Considering a school bond issue? Here’s the first thing you should do
It’s no secret that quality schools and thriving communities go hand-in-hand. High-performing schools affect property values, contribute to the quality of the workforce and have a positive impact on the local economy, among other benefits.
The quality of facilities is an integral component in the mix of factors that combine to form a high-quality school district. District superintendents, local school board members and citizens recognize that having great facilities is instrumental to achieving and maintaining a successful school district.
Additionally, today’s schools of choice environment has increased the need for districts to focus on facilities in order to maintain, or even increase, student enrollment.
And, if you needed any more reason to consider the important role facilities play in education, a recent CNN story posits that the way educational buildings are designed can have a huge influence on learning.
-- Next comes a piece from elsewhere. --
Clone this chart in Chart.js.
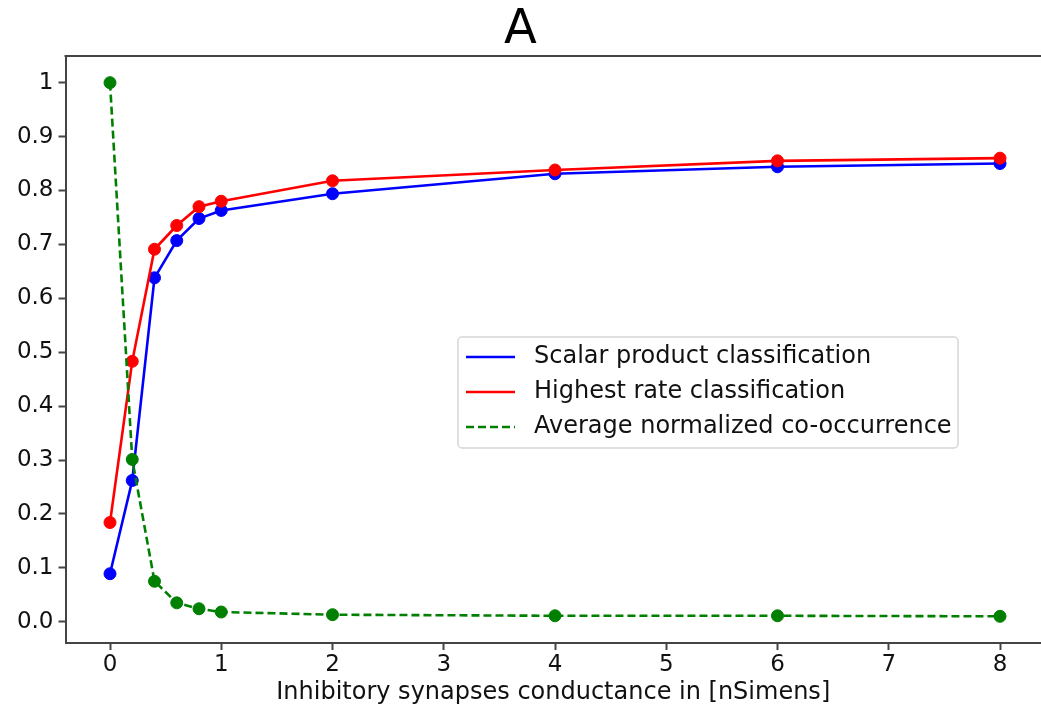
<!DOCTYPE html>
<html><head><meta charset="utf-8">
<script src="https://cdn.jsdelivr.net/npm/chart.js@4.4.0/dist/chart.umd.min.js"></script>
<style>html,body{margin:0;padding:0;overflow:hidden;background:#fff}canvas{display:block}</style>
</head><body>
<canvas id="c" width="1041" height="711"></canvas>
<script>
const conductance   = [0, 0.2, 0.4, 0.6, 0.8, 1, 2, 4, 6, 8];
const scalarProduct = [0.089, 0.262, 0.638, 0.707, 0.748, 0.763, 0.794, 0.831, 0.844, 0.850];
const highestRate   = [0.184, 0.483, 0.691, 0.735, 0.770, 0.780, 0.818, 0.838, 0.855, 0.860];
const coOccurrence  = [1.0, 0.301, 0.075, 0.035, 0.024, 0.018, 0.013, 0.011, 0.011, 0.010];
const seriesLabels  = ['Scalar product classification', 'Highest rate classification', 'Average normalized co-occurrence'];
const seriesColors  = ['#0000ff', '#ff0000', '#008000'];
const xTickValues   = [0, 1, 2, 3, 4, 5, 6, 7, 8];
const yTickValues   = [0, 0.1, 0.2, 0.3, 0.4, 0.5, 0.6, 0.7, 0.8, 0.9, 1.0];
const yTickLabels   = ['0.0', '0.1', '0.2', '0.3', '0.4', '0.5', '0.6', '0.7', '0.8', '0.9', '1'];
const titleText     = 'A';
const xAxisTitle    = 'Inhibitory synapses conductance in [nSimens]';

const FONT = "'DejaVu Sans', sans-serif";
const SPINE = '#444';
const DASH = [8, 4];
const LW = 2.6;

function pts(ys) { return conductance.map((x, i) => ({ x: x, y: ys[i] })); }

const series = [scalarProduct, highestRate, coOccurrence];
const datasets = series.map((ys, i) => ({
  label: seriesLabels[i],
  data: pts(ys),
  borderColor: seriesColors[i],
  backgroundColor: seriesColors[i],
  pointBackgroundColor: seriesColors[i],
  pointBorderColor: seriesColors[i],
  borderWidth: LW,
  borderDash: i === 2 ? DASH : [],
  pointRadius: 6,
  pointBorderWidth: 1,
  tension: 0,
  order: 3 - i
}));

const framePlugin = {
  id: 'frame',
  afterDraw(chart) {
    const ctx = chart.ctx, ca = chart.chartArea;
    ctx.save();
    ctx.strokeStyle = SPINE;
    ctx.lineWidth = 2;
    ctx.beginPath();
    ctx.moveTo(ca.left - 1, ca.top);
    ctx.lineTo(ca.right + 4, ca.top);
    ctx.stroke();

    // legend box
    const lx = ca.left + 392.5, ly = ca.top + 281, lw = 500, lh = 111;
    ctx.beginPath();
    if (ctx.roundRect) ctx.roundRect(lx, ly, lw, lh, 4); else ctx.rect(lx, ly, lw, lh);
    ctx.fillStyle = 'rgba(255,255,255,0.85)';
    ctx.fill();
    ctx.strokeStyle = '#d6d6d6';
    ctx.lineWidth = 1.5;
    ctx.stroke();
    ctx.font = '24px ' + FONT;
    ctx.textBaseline = 'middle';
    ctx.textAlign = 'left';
    seriesLabels.forEach((lab, i) => {
      const y = ly + 20 + i * 35;
      ctx.beginPath();
      ctx.strokeStyle = seriesColors[i];
      ctx.lineWidth = LW;
      ctx.setLineDash(i === 2 ? DASH : []);
      ctx.moveTo(lx + 8, y);
      ctx.lineTo(lx + 57, y);
      ctx.stroke();
      ctx.setLineDash([]);
      ctx.fillStyle = '#111';
      ctx.fillText(lab, lx + 76, y);
    });
    ctx.restore();
  }
};

new Chart(document.getElementById('c'), {
  type: 'line',
  data: { datasets: datasets },
  plugins: [framePlugin],
  options: {
    responsive: false,
    animation: false,
    layout: { autoPadding: false, padding: { left: 0, right: 0, top: 0, bottom: 0 } },
    plugins: {
      legend: { display: false },
      tooltip: { enabled: false },
      title: {
        display: true, text: titleText, color: '#000',
        font: { family: FONT, size: 48, weight: 'normal', lineHeight: 1 },
        padding: { top: 7, bottom: 1 }
      }
    },
    scales: {
      x: {
        type: 'linear', min: -0.4, max: 8.3685,
        afterBuildTicks: s => { s.ticks = xTickValues.map(v => ({ value: v })); },
        afterFit: s => { s.height = 68; },
        ticks: { color: '#111', font: { family: FONT, size: 23 }, padding: 1, maxRotation: 0,
                 callback: v => String(v) },
        grid: { drawOnChartArea: false, drawTicks: true, tickLength: 7, tickWidth: 2, tickColor: SPINE },
        border: { display: true, color: SPINE, width: 2 },
        title: { display: true, text: xAxisTitle, color: '#111',
                 font: { family: FONT, size: 24 }, padding: { top: 0, bottom: 4 } }
      },
      y: {
        type: 'linear', min: -0.0395, max: 1.0495,
        afterBuildTicks: s => { s.ticks = yTickValues.map(v => ({ value: v })); },
        afterFit: s => { s.width = 65.5; },
        ticks: { color: '#111', font: { family: FONT, size: 23 }, padding: 5,
                 callback: (v) => { const k = yTickValues.findIndex(t => Math.abs(t - v) < 1e-9); return k >= 0 ? yTickLabels[k] : ''; } },
        grid: { drawOnChartArea: false, drawTicks: true, tickLength: 7, tickWidth: 2, tickColor: SPINE },
        border: { display: true, color: SPINE, width: 2 }
      }
    }
  }
});
</script>
</body></html>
Armed with this knowledge, how does a school district begin to explore a possible bond issue to upgrade and improve their facilities?
Facilities studies are key
Often, the first step in the bond issue process is to have a facilities study completed. Conducted by companies like Granger Construction, a facilities study is a great way to understand your district’s needs and issues. Construction professionals evaluate your existing facilities and develop a prioritized list for districts to use throughout the process.
“A facilities study provides an order of magnitude to project service life of each facility and identify the steps needed to extend that life,” said Dennis Wilson, director of new project development and K-12 market segment leader at Granger Construction. “This information can provide a road map to expected capital expenditures and provides the necessary facts to support a bond proposition or escalation in operating cost.”
On average, a facilities study may take 2-3 months to complete and generally provides a district with critical information about the state of its buildings, mechanical systems, and energy usage.
“Typical findings from a facilities study may indicate high energy consumption, systems that are not running optimally or on the verge of failure and items in need of repairs and/or replacement,” said Wilson. “Discoveries such as the reason utility costs continue to escalate, poor or ineffective maintenance programs and shortfalls in operating budget are common.”
Oftentimes, the cost of a facilities study may be diverted and rolled into the bond issue – a process that can take anywhere from six months to a year of planning. Companies like Granger also provide bond services designed to help districts navigate the complex process and position themselves for success come election time. In the last 15 years of working with school districts throughout Michigan, Granger has an impressive bond passage rate of 80 percent.